While it is disappointing that Rahal is not yet in a confirmed seat for 2010, it must not be forgotten that he was offered the Dale Coyne drive for the season – while certainly not the glamour or success of Ganassi or Penske, it would certainly keep him in view of the teams; whereas he risks the possibility of obscurity should he sit rideless this season.
With this in mind, the issue with so few North American drivers in the IRL raises a pretty big question – are the likes of Tracy, Rahal, Rice, et al unwilling to go for and activate sponsorship due to an in-built sense of entitlement? If one were to talk about ridebuyers in a literal sense, then the likes of Patrick and also Sarah Fisher would also come under that bracket; with Patrick’s seat is heavily backed by GoDaddy and Fisher’s own team receiving much funding from Dollar General.

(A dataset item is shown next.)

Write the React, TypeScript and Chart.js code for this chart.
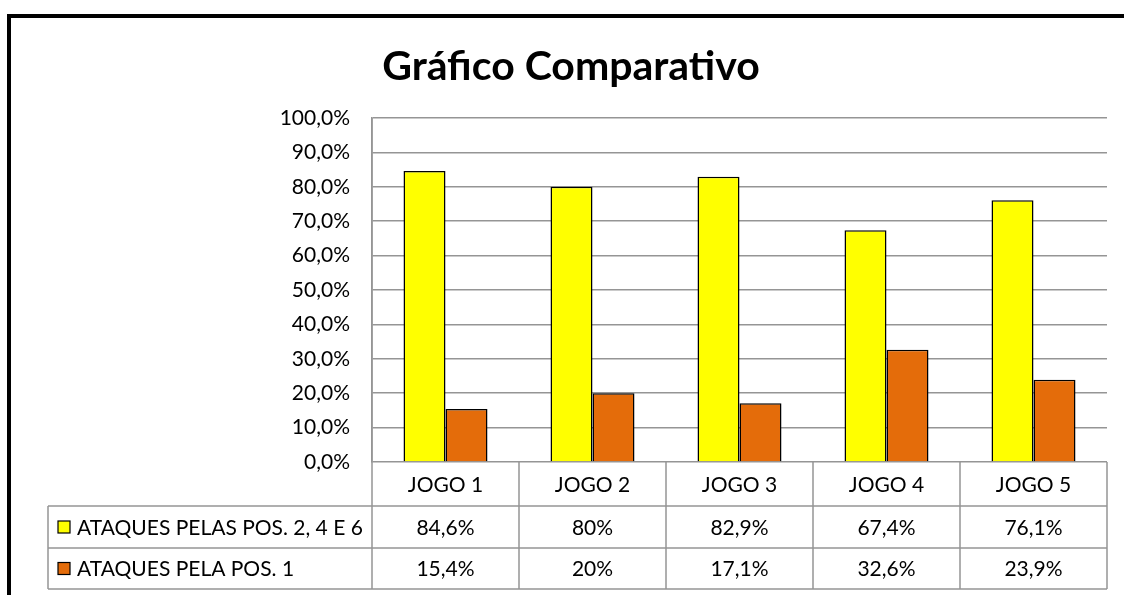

However, the thing that separates Fisher and Patrick from the likes of Milka Duno and Marty Roth is that the former duo are actually good drivers, but as well as that, they are good drivers that gone some distance to finance their drives. It is an attitude that Rahal could learn an awful lot from.
The issue of ride buying has certainly come to a head in recent days with a number of frustrated tweets and comments from former CART Champion Paul Tracy. On the basis of what has been emerging from the Tracy twitter camp in the last couple of days, if I were a sponsor, I would probably be walking very far away at this time. Company’s tend not to want to be linked to controversies of any nature and some of Tracy’s stinging Twitter comments have been vitriolic at the least. Examples such as:
“4 drivers from this continent at the first test . i think there is 3 wins for all of them put together . as guys like rahal , rice and me get to stay home and watch . if thats what you fans want … enjoy”
“If you want a shit sandwich , don’t expect it to not taste shitty .. If u want good racing tell them u want the good drivers !!“
And followers than rallied the IRL driver to calm down were met with:
“i have 1 win at indy follower, and 32 wins in cart 25 poles a championship . how many u got from the couch”
Much of Tracy’s comments in recent days seem to have to do with the hiring of ex-Formula 1 driver Takuma Sato and IndyLights graduates Ana Beatriz and Mario Romancini by IRL teams. It may just be my racing head talking here, but if I had to choose two drivers from Tracy, Sato, Beatriz and Romancini, the favoured team would instantly be Sato and Romancini. While I think Beatriz is a very capable driver, she needs a little more time following a difficult 2009 season; however she may surprise everyone at the first race in Brazil in two-and-a-half weeks time. Sato and Romancini on the other hand have more than shown themselves to be very good, exciting drivers that are deserving of an opportunity.
One thing is for certain – Paul Tracy’s Twitter account exists on a public plain and while many can understand the Canadian driver’s frustration, he must also take responsibility for what he commits to a public domain or find that it is his irresponsibility that finishes his racing career earlier than he may like.
On the other hand at the age of 41, maybe team owners and sponsors are simply more interested in looking at younger blood. The massage to Tracy should not be what can the IRL do for him, but is he going to help himself?